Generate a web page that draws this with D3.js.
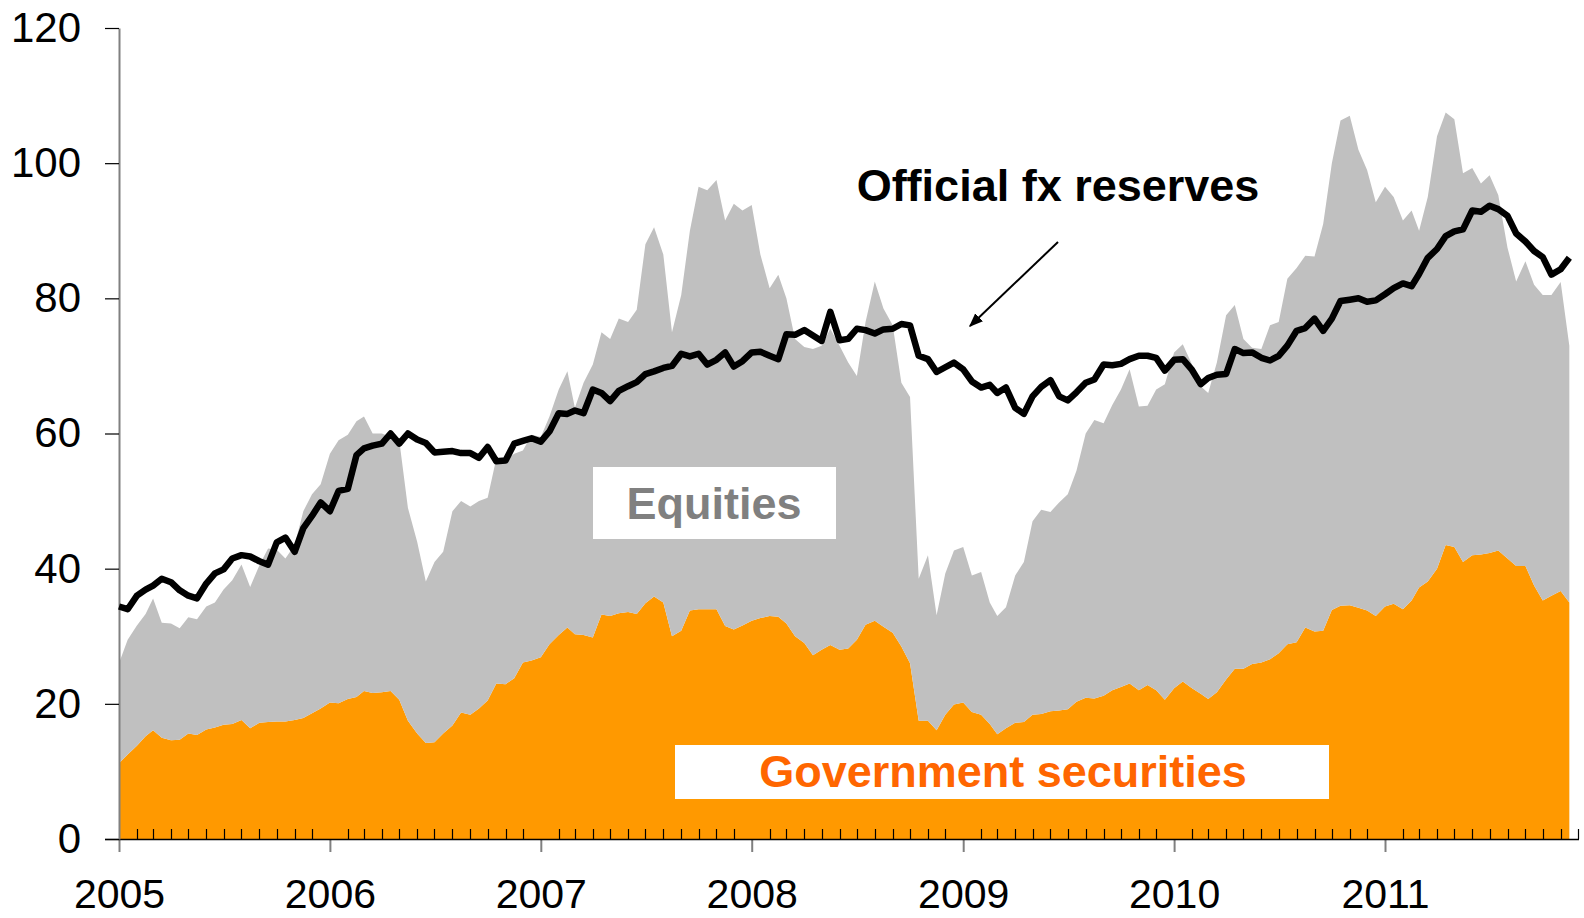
<!DOCTYPE html>
<html>
<head>
	<meta charset="utf-8">
	<title>Official fx reserves</title>
	<script src="https://cdn.jsdelivr.net/npm/d3@7/dist/d3.min.js"></script>
	<style>
		body { margin: 0; background: #fff; }
		text { font-family: "Liberation Sans", Arial, sans-serif; }
		.tick text { font-size: 42px; fill: #000; }
		.xaxis .tick text { font-size: 41px; }
		.label { font-weight: bold; font-size: 45px; text-anchor: middle; }
	</style>
</head>
<body>
	<svg id="chart" width="1584" height="918"></svg>

	<script type="text/javascript">
		// half-monthly readings, 1st and 16th of each month, Jan 2005 .. mid Nov 2011
		var govSecurities = [
			11.2,12.5,13.8,15.2,16.1,15.0,14.6,14.7,15.6,15.4,16.2,16.5,16.9,17.0,17.6,16.4,17.2,17.3,17.4,17.4,17.6,17.9,18.6,19.3,
			20.2,20.1,20.7,21.0,21.9,21.6,21.7,21.9,20.6,17.5,15.6,14.2,14.3,15.6,16.8,18.7,18.4,19.3,20.5,23.0,22.9,23.8,26.1,26.4,
			26.9,28.8,30.2,31.3,30.3,30.2,29.8,33.2,33.0,33.4,33.6,33.3,34.9,35.9,35.0,30.0,30.8,33.8,34.0,34.0,34.0,31.5,31.0,31.6,
			32.3,32.7,33.0,32.9,31.9,30.0,29.0,27.2,28.0,28.7,28.0,28.2,29.5,31.7,32.3,31.4,30.5,28.5,26.0,17.5,17.5,16.1,18.4,19.9,
			20.2,18.8,18.4,17.0,15.5,16.4,17.2,17.3,18.4,18.5,18.9,19.0,19.2,20.3,20.9,20.8,21.2,22.0,22.5,23.0,22.0,22.8,22.0,20.6,
			22.3,23.3,22.3,21.5,20.7,21.7,23.6,25.2,25.2,25.9,26.1,26.6,27.5,28.8,29.1,31.3,30.7,30.8,33.9,34.5,34.6,34.2,33.8,33.0,
			34.4,34.8,34.0,35.3,37.2,38.1,40.0,43.5,43.2,41.0,42.0,42.1,42.3,42.7,41.5,40.4,40.4,37.5,35.3,36.0,36.7,35.0
		];
		// top of the grey area = government securities + equities
		var totalHoldings = [
			26.0,29.5,31.6,33.3,35.6,32.0,31.9,31.2,32.8,32.5,34.4,35.0,36.9,38.3,40.6,37.3,40.5,43.0,42.8,41.5,43.5,48.5,51.0,52.5,
			57.0,59.0,59.8,61.8,62.5,60.0,60.0,59.5,59.0,49.0,44.0,38.1,41.0,42.5,48.5,50.0,49.2,50.0,50.5,56.3,56.0,57.0,57.5,59.8,
			59.5,62.5,66.5,69.2,63.8,67.5,70.2,75.0,74.0,77.0,76.5,78.3,88.0,90.5,86.5,75.0,80.5,90.0,96.5,96.0,97.5,91.5,94.0,93.0,
			93.8,86.5,81.5,83.5,80.0,74.0,72.8,72.5,73.0,75.5,73.0,70.5,68.5,76.5,82.5,78.5,76.0,67.5,65.4,38.5,42.0,33.1,39.3,42.7,
			43.2,39.0,39.5,35.0,33.0,34.3,39.0,41.0,47.0,48.7,48.4,49.8,51.0,54.5,60.0,62.0,61.5,64.2,66.5,69.5,64.0,64.1,66.5,67.3,
			72.0,73.2,70.2,67.0,66.0,70.5,77.5,79.0,74.0,72.7,72.5,76.0,76.5,82.9,84.5,86.3,86.2,91.0,100.0,106.3,107.0,102.0,99.0,94.2,
			96.5,95.0,91.5,93.0,90.0,95.0,104.0,107.5,106.5,98.5,99.3,97.0,98.2,95.3,87.5,82.5,85.5,82.0,80.5,80.5,82.4,73.0
		];
		var fxReserves = [
			34.4,34.0,36.0,36.9,37.5,38.5,38.0,36.8,36.0,35.6,37.8,39.3,39.9,41.5,42.0,41.8,41.1,40.6,43.9,44.6,42.5,46.0,47.8,49.8,
			48.5,51.5,51.8,56.8,57.8,58.2,58.5,60.0,58.5,60.0,59.1,58.6,57.2,57.3,57.4,57.1,57.1,56.4,58.0,55.9,56.0,58.5,58.9,59.3,
			58.8,60.3,63.0,62.9,63.4,63.0,66.5,66.0,64.8,66.3,67.0,67.6,68.8,69.2,69.7,70.0,71.8,71.4,71.8,70.2,70.9,72.0,69.9,70.7,
			72.0,72.1,71.5,71.0,74.7,74.6,75.3,74.5,73.7,78.0,73.8,74.0,75.5,75.3,74.8,75.4,75.5,76.2,76.0,71.5,71.0,69.1,69.8,70.5,
			69.5,67.7,66.8,67.2,66.0,66.8,63.8,62.9,65.5,66.9,67.9,65.5,64.9,66.1,67.5,68.0,70.2,70.1,70.3,71.0,71.5,71.5,71.2,69.3,
			70.9,71.0,69.4,67.3,68.2,68.7,68.8,72.5,71.9,72.0,71.2,70.8,71.5,73.0,75.2,75.6,77.0,75.2,77.0,79.6,79.8,80.0,79.5,79.7,
			80.6,81.5,82.2,81.8,83.6,86.0,87.3,89.2,89.9,90.2,93.0,92.8,93.7,93.2,92.2,89.6,88.4,87.0,86.1,83.5,84.3,86.0
		];
		var years = [2005, 2006, 2007, 2008, 2009, 2010, 2011];
		var yTicks = [0, 20, 40, 60, 80, 100, 120];

		var dates = d3.range(govSecurities.length).map(function(i) {
			return new Date(2005, Math.floor(i / 2), i % 2 ? 16 : 1);
		});
		var equities = totalHoldings.map(function(t, i) { return t - govSecurities[i]; });

		var rows = dates.map(function(d, i) {
			return { date: d, gov: govSecurities[i], equities: equities[i], fx: fxReserves[i] };
		});

		var svg = d3.select("#chart");
		var x = d3.scaleTime()
			.domain([new Date(2005, 0, 1), new Date(2011, 11, 1)])
			.range([119, 1578]);
		var y = d3.scaleLinear().domain([0, 120]).range([839, 28]);

		var stacked = d3.stack().keys(["gov", "equities"])(rows);
		var colors = { gov: "#ff9900", equities: "#c0c0c0" };

		var area = d3.area()
			.x(function(d) { return x(d.data.date); })
			.y0(function(d) { return y(d[0]); })
			.y1(function(d) { return y(d[1]); });

		svg.selectAll("path.layer")
			.data(stacked)
			.enter()
			.append("path")
			.attr("class", "layer")
			.attr("fill", function(d) { return colors[d.key]; })
			.attr("d", area);

		// monthly minor ticks, pointing up into the plot
		var months = d3.timeMonth.range(new Date(2005, 0, 1), new Date(2011, 11, 2))
			.filter(function(d) { return d.getMonth() !== 0; });
		svg.append("g")
			.selectAll("line")
			.data(months)
			.enter()
			.append("line")
			.attr("x1", function(d) { return Math.round(x(d)) + 0.5; })
			.attr("x2", function(d) { return Math.round(x(d)) + 0.5; })
			.attr("y1", 839)
			.attr("y2", 829)
			.attr("stroke", "#000")
			.attr("stroke-width", 1.2);

		// x axis with year labels
		var xAxis = svg.append("g")
			.attr("class", "xaxis")
			.attr("transform", "translate(0,839)")
			.call(d3.axisBottom(x)
				.tickValues(years.map(function(yr) { return new Date(yr, 0, 1); }))
				.tickFormat(d3.timeFormat("%Y"))
				.tickSizeOuter(0)
				.tickSize(13)
				.tickPadding(27));
		xAxis.select(".domain").remove();
		xAxis.selectAll(".tick line").attr("stroke", "#808080").attr("stroke-width", 2);
		svg.append("line")
			.attr("x1", 105).attr("x2", 1579)
			.attr("y1", 839.5).attr("y2", 839.5)
			.attr("stroke", "#000").attr("stroke-width", 1.5);

		// y axis
		var yAxis = svg.append("g")
			.attr("transform", "translate(119,0)")
			.call(d3.axisLeft(y)
				.tickValues(yTicks)
				.tickSize(14)
				.tickPadding(24)
				.tickSizeOuter(0));
		yAxis.select(".domain").attr("stroke", "#808080").attr("stroke-width", 2);
		yAxis.selectAll(".tick line").attr("stroke", "#000").attr("stroke-width", 1.2);

		// official fx reserves line
		var line = d3.line()
			.x(function(d) { return x(d.date); })
			.y(function(d) { return y(d.fx); });
		svg.append("path")
			.datum(rows)
			.attr("fill", "none")
			.attr("stroke", "#000")
			.attr("stroke-width", 6.5)
			.attr("stroke-linejoin", "round")
			.attr("d", line);

		// labels
		svg.append("rect").attr("x", 593).attr("y", 467).attr("width", 243).attr("height", 72).attr("fill", "#fff");
		svg.append("text").attr("class", "label").attr("x", 714).attr("y", 519)
			.attr("fill", "#808080").text("Equities");

		svg.append("rect").attr("x", 675).attr("y", 745).attr("width", 654).attr("height", 54).attr("fill", "#fff");
		svg.append("text").attr("class", "label").attr("x", 1003).attr("y", 787)
			.attr("fill", "#ff6600").text("Government securities");

		svg.append("text").attr("class", "label").attr("x", 1058).attr("y", 201)
			.attr("fill", "#000").text("Official fx reserves");

		svg.append("defs").append("marker")
			.attr("id", "arrow")
			.attr("viewBox", "0 0 10 10")
			.attr("refX", 9).attr("refY", 5)
			.attr("markerWidth", 7).attr("markerHeight", 7)
			.attr("orient", "auto")
			.append("path")
			.attr("d", "M0,1 L10,5 L0,9 z")
			.attr("fill", "#000");
		svg.append("line")
			.attr("x1", 1058).attr("y1", 242)
			.attr("x2", 970).attr("y2", 326)
			.attr("stroke", "#000").attr("stroke-width", 2)
			.attr("marker-end", "url(#arrow)");
	</script>
</body>
</html>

━━━━━━━━━━━━━━━━

__To do__
Count the lines of the data that include the string "with", and give only that number.

__Correct answer__
2